→ **Collected data**:
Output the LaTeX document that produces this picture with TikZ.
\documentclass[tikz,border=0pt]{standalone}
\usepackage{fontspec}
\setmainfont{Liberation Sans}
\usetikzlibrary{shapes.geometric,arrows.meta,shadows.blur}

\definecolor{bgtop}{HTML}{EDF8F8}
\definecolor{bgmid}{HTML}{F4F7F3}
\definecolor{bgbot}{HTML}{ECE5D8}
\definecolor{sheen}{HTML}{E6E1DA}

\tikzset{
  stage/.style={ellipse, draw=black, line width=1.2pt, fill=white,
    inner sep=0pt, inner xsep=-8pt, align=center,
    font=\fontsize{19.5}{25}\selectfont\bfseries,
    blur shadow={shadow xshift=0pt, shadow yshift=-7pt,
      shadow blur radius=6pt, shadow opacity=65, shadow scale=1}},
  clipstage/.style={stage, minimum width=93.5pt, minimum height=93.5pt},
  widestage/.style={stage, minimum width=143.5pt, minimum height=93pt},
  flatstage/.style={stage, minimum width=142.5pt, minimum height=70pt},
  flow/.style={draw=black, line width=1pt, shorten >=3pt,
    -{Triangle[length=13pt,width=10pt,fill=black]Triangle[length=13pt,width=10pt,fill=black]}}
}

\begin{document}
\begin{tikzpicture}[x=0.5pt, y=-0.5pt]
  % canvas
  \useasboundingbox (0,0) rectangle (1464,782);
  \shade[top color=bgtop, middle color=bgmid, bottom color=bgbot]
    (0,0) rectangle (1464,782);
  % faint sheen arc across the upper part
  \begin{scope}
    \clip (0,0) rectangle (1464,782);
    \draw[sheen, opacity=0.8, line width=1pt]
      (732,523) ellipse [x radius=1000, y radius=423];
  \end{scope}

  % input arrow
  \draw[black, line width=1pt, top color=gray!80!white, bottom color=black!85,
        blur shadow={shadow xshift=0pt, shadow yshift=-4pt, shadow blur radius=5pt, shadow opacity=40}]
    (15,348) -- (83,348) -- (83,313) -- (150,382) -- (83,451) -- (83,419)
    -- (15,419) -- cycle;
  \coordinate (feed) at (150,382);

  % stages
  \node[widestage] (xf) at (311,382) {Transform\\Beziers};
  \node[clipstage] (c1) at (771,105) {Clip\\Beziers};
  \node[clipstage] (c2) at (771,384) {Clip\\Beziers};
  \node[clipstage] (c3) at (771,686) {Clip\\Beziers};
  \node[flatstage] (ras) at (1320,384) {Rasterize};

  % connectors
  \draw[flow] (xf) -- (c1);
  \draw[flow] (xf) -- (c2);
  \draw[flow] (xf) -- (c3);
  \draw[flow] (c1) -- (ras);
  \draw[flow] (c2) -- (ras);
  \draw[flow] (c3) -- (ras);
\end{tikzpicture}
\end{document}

→ **Exercise brief**:
Repeat the material above in full, exactly as it stands.

→ **Exercise output**:
Output the LaTeX document that produces this picture with TikZ.
\documentclass[tikz,border=0pt]{standalone}
\usepackage{fontspec}
\setmainfont{Liberation Sans}
\usetikzlibrary{shapes.geometric,arrows.meta,shadows.blur}

\definecolor{bgtop}{HTML}{EDF8F8}
\definecolor{bgmid}{HTML}{F4F7F3}
\definecolor{bgbot}{HTML}{ECE5D8}
\definecolor{sheen}{HTML}{E6E1DA}

\tikzset{
  stage/.style={ellipse, draw=black, line width=1.2pt, fill=white,
    inner sep=0pt, inner xsep=-8pt, align=center,
    font=\fontsize{19.5}{25}\selectfont\bfseries,
    blur shadow={shadow xshift=0pt, shadow yshift=-7pt,
      shadow blur radius=6pt, shadow opacity=65, shadow scale=1}},
  clipstage/.style={stage, minimum width=93.5pt, minimum height=93.5pt},
  widestage/.style={stage, minimum width=143.5pt, minimum height=93pt},
  flatstage/.style={stage, minimum width=142.5pt, minimum height=70pt},
  flow/.style={draw=black, line width=1pt, shorten >=3pt,
    -{Triangle[length=13pt,width=10pt,fill=black]Triangle[length=13pt,width=10pt,fill=black]}}
}

\begin{document}
\begin{tikzpicture}[x=0.5pt, y=-0.5pt]
  % canvas
  \useasboundingbox (0,0) rectangle (1464,782);
  \shade[top color=bgtop, middle color=bgmid, bottom color=bgbot]
    (0,0) rectangle (1464,782);
  % faint sheen arc across the upper part
  \begin{scope}
    \clip (0,0) rectangle (1464,782);
    \draw[sheen, opacity=0.8, line width=1pt]
      (732,523) ellipse [x radius=1000, y radius=423];
  \end{scope}

  % input arrow
  \draw[black, line width=1pt, top color=gray!80!white, bottom color=black!85,
        blur shadow={shadow xshift=0pt, shadow yshift=-4pt, shadow blur radius=5pt, shadow opacity=40}]
    (15,348) -- (83,348) -- (83,313) -- (150,382) -- (83,451) -- (83,419)
    -- (15,419) -- cycle;
  \coordinate (feed) at (150,382);

  % stages
  \node[widestage] (xf) at (311,382) {Transform\\Beziers};
  \node[clipstage] (c1) at (771,105) {Clip\\Beziers};
  \node[clipstage] (c2) at (771,384) {Clip\\Beziers};
  \node[clipstage] (c3) at (771,686) {Clip\\Beziers};
  \node[flatstage] (ras) at (1320,384) {Rasterize};

  % connectors
  \draw[flow] (xf) -- (c1);
  \draw[flow] (xf) -- (c2);
  \draw[flow] (xf) -- (c3);
  \draw[flow] (c1) -- (ras);
  \draw[flow] (c2) -- (ras);
  \draw[flow] (c3) -- (ras);
\end{tikzpicture}
\end{document}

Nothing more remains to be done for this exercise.